→ PROBLEM DESCRIPTION
Show every line of the records below that contains the word "Generate".

→ DATA SUPPLIED
'''

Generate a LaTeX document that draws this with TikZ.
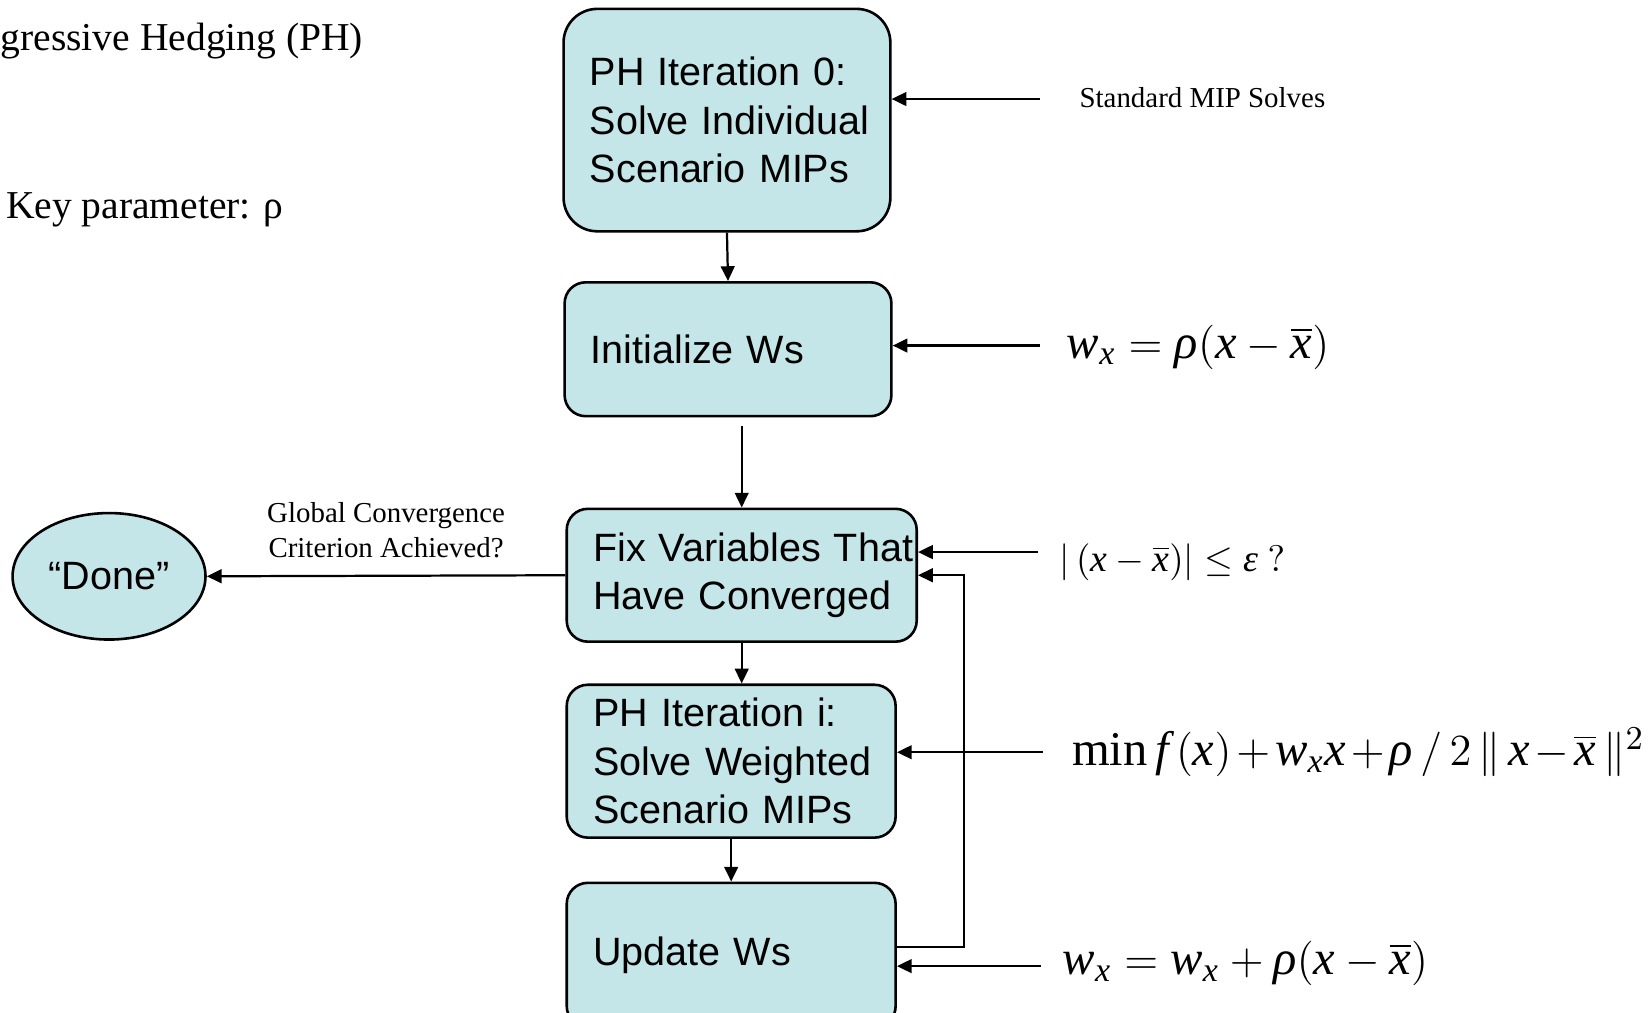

'''
'''

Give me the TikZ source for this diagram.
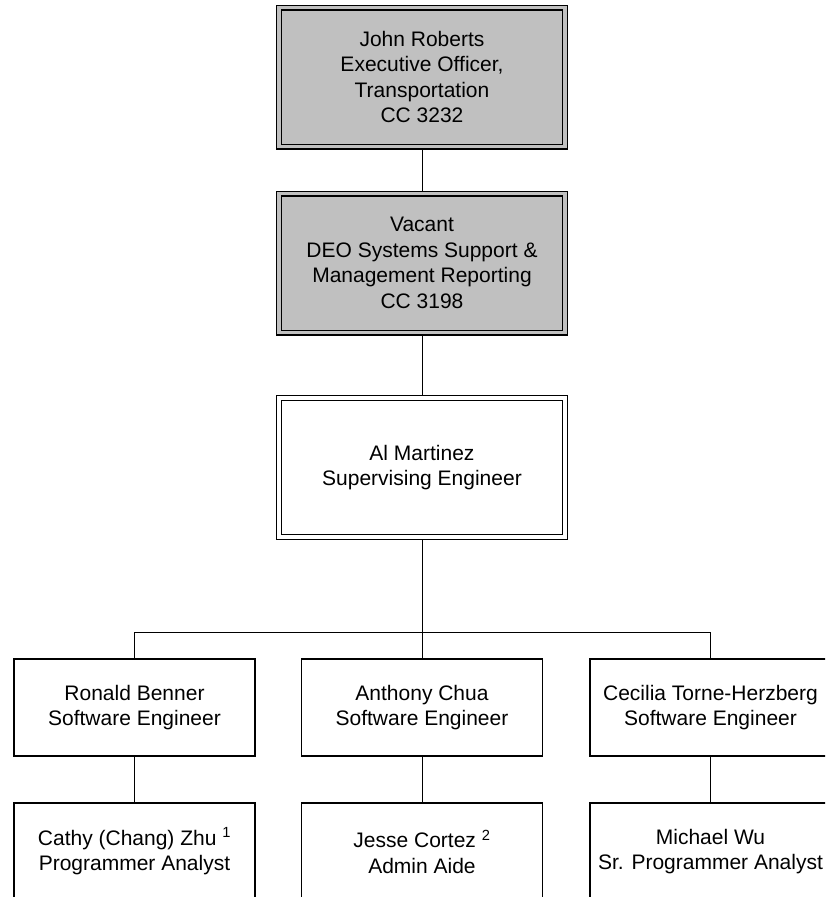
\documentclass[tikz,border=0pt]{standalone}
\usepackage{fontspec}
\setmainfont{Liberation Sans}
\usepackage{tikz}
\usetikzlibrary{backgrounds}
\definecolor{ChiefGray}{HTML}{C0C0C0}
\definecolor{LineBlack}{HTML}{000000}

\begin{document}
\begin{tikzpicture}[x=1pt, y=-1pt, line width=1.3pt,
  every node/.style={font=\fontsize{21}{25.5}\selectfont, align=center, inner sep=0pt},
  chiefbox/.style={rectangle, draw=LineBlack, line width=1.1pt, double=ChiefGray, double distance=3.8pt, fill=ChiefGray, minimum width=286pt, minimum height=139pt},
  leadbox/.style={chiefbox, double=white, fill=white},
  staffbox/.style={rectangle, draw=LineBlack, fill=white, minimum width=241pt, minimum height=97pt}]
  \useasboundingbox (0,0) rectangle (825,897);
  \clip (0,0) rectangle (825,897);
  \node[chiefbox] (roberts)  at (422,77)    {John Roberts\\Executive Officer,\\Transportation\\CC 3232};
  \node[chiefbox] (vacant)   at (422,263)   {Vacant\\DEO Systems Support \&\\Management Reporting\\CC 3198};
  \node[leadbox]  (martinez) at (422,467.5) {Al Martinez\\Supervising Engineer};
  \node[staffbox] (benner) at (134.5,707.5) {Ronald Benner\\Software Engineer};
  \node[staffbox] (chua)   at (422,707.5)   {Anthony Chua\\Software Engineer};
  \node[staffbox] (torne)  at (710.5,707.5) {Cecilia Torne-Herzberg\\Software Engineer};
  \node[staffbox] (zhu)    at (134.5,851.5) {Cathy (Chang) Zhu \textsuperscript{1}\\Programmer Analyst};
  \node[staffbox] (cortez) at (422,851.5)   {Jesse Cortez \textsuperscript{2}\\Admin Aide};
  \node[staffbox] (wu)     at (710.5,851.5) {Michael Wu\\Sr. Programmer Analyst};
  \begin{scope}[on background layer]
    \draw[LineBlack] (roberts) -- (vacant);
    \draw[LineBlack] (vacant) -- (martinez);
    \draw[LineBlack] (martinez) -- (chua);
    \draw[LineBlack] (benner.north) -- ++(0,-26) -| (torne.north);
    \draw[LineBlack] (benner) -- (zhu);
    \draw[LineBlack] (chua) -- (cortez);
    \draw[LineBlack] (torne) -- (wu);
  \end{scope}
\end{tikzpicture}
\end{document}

'''
'''

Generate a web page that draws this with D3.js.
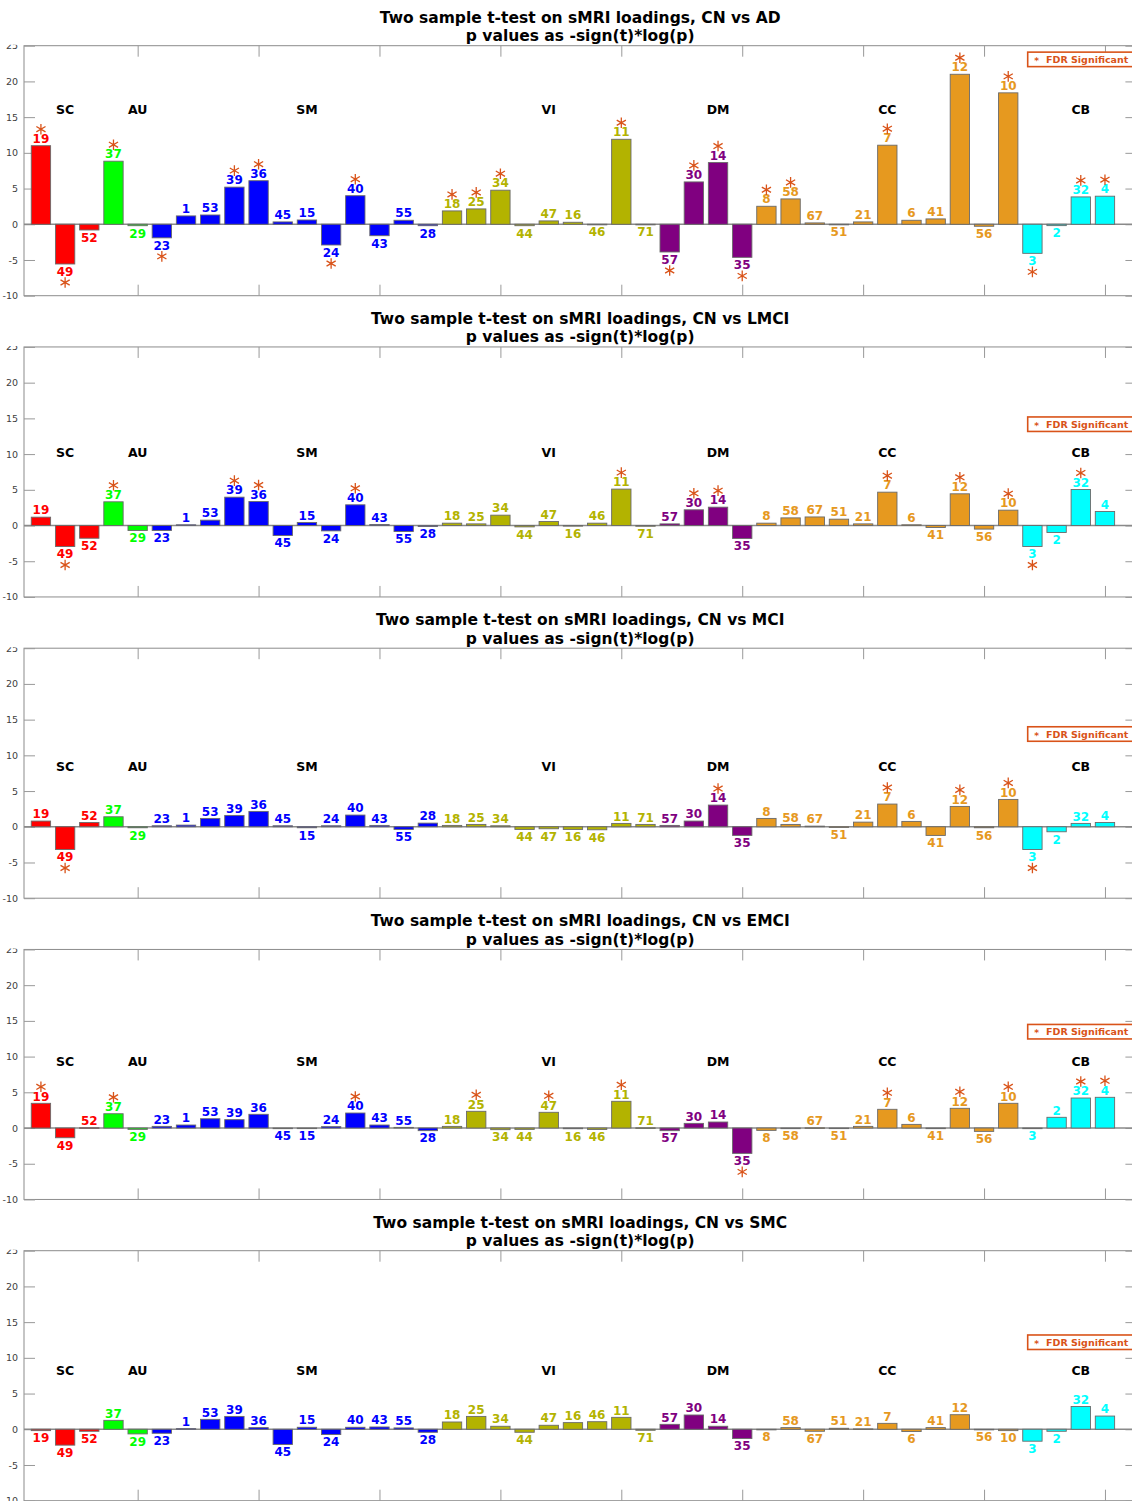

'''

→ TASK ANSWER
Generate a LaTeX document that draws this with TikZ.
Generate a web page that draws this with D3.js.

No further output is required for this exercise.